To: House Committee on Education
From: Erich Haslehurst, National Education Association Rhode Island
Date: May 6, 2025
Re: H6271 – RELATING TO EDUCATION – STUDENT ACCESS TO INTERSCHOLASTIC ATHLETICS, "THE VERA RILEY ACT"
Dear Chairman McNamara and Members of the Education Committee,
I am writing on behalf of the National Education Association Rhode Island and our 12,000 members to express our strong opposition to House Bill 6271, introduced by Representative Slater, for several reasons.
This bill permits students attending private and charter schools to participate in extracurricular athletic activities in the public school district in which they reside, provided their own school does not offer that activity. While that may appear fair on its face, this bill further shifts the burden—logistically and financially—onto public school systems, without offering reciprocity, compensation, or structural safeguards.

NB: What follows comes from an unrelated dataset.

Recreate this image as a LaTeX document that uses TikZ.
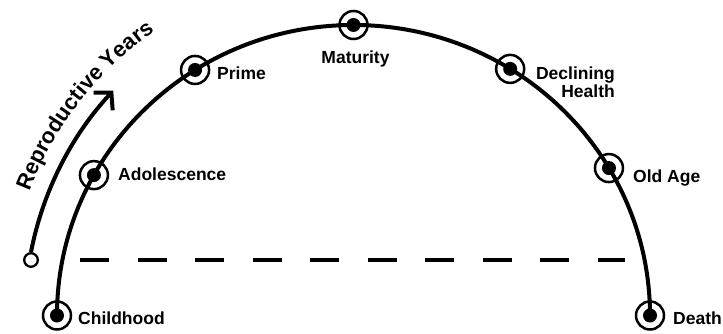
\documentclass[tikz,border=0pt]{standalone}
\usepackage{fontspec}
\setmainfont{Liberation Sans}
\usetikzlibrary{arrows.meta,decorations.text,calc}
\begin{document}
\begin{tikzpicture}[x=1pt,y=1pt,
  ring/.style={circle,draw,line width=2.5pt,minimum size=28pt,inner sep=0pt},
  dotfill/.style={fill=black},
  lbl/.style={font=\bfseries\fontsize{17.5}{18}\selectfont,inner sep=0pt},
  curve/.style={line width=4pt},
  dashline/.style={line width=4.5pt,dash pattern=on 29pt off 28.5pt},
  opencirc/.style={circle,draw,fill=white,line width=2.3pt,minimum size=13.6pt,inner sep=0pt}
]
\useasboundingbox (0,0) rectangle (723,333);
\coordinate (C) at (353.5,17.5);

% main arc
\draw[curve] ($(C)+(180:296.5pt and 290.5pt)$) arc[start angle=180,end angle=0,x radius=296.5pt,y radius=290.5pt];

% markers
\node[ring] (child) at ($(C)+(180:296.5pt and 290.5pt)$) {};
\node[ring] (adol)  at ($(C)+(151.1:296.5pt and 290.5pt)$) {};
\node[ring] (prime) at ($(C)+(122.3:296.5pt and 290.5pt)$) {};
\node[ring] (mat)   at ($(C)+(90:296.5pt and 290.5pt)$) {};
\node[ring] (decl)  at ($(C)+(58.1:296.5pt and 290.5pt)$) {};
\node[ring] (old)   at ($(C)+(30.5:296.5pt and 290.5pt)$) {};
\node[ring] (death) at ($(C)+(0:296.5pt and 290.5pt)$) {};
\foreach \n in {child,adol,prime,mat,decl,old,death}
  \fill[dotfill] (\n.center) circle[radius=7pt];

% labels
\node[lbl,anchor=base west] (lchild) at (78,9) {Childhood};
\node[lbl,anchor=base west] (ladol) at (118,153) {Adolescence};
\node[lbl,anchor=base west] (lprime) at (217,254) {Prime};
\node[lbl,anchor=base] (lmat) at (355.5,270) {Maturity};
\node[lbl,anchor=north east,align=right] (ldecl) at (615,266) {Declining\\Health};
\node[lbl,anchor=base west] (lold) at (633,151) {Old Age};
\node[lbl,anchor=base west] (ldeath) at (673,9) {Death};

% dashed line
\coordinate (dl) at (80,73);
\coordinate (dr) at (625,73);
\draw[dashline] (dl) -- (dr);

% reproductive years arrow
\node[opencirc] (rstart) at (31,73) {};
\draw[curve,-{Straight Barb[length=12pt,width=26pt]}] (rstart.north) arc[start angle=169,end angle=137,radius=328.5pt];

% curved text
\path[decorate,decoration={text along path,text align=center,
  text={|\bfseries\fontsize{22}{24}\selectfont|Reproductive Years}}]
  ($(C)+(161:347pt)$) arc[start angle=161,end angle=123,radius=347pt];
\end{tikzpicture}
\end{document}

Public schools already support private and charter school students in multiple ways. We transport them. We supply textbooks. We absorb the loss in per-pupil funding when those students opt out of our public systems. Now, we're being asked to provide athletic opportunities, while our own students often compete for limited roster spots, field time, and resources.
Further, this bill does not offer reciprocity. For example, if Classical High School were to lose its football program—would a student there be able to play at La Salle Academy? The answer is no. Yet this legislation asks us to open our facilities and programs to students from institutions that do not extend the same courtesy to ours.
This bill could also exacerbate inequities. Private and charter schools often have greater flexibility in who they admit and what they fund. Public schools, by contrast, are open to all and accountable to everyone. Requiring public schools to supplement programs for institutions that do not face these same requirements adds to an already uneven playing field. And who pays? We all do. Our local taxpayers. Our athletic directors and coaches. Our students—who may now be competing with peers from other institutions for limited spots on a team.
For these reasons, we urge you to reject H6271 and instead focus on legislation that strengthens our public schools rather than asking them to continue to do more with less.
For these reasons, NEARI strongly opposes this legislation.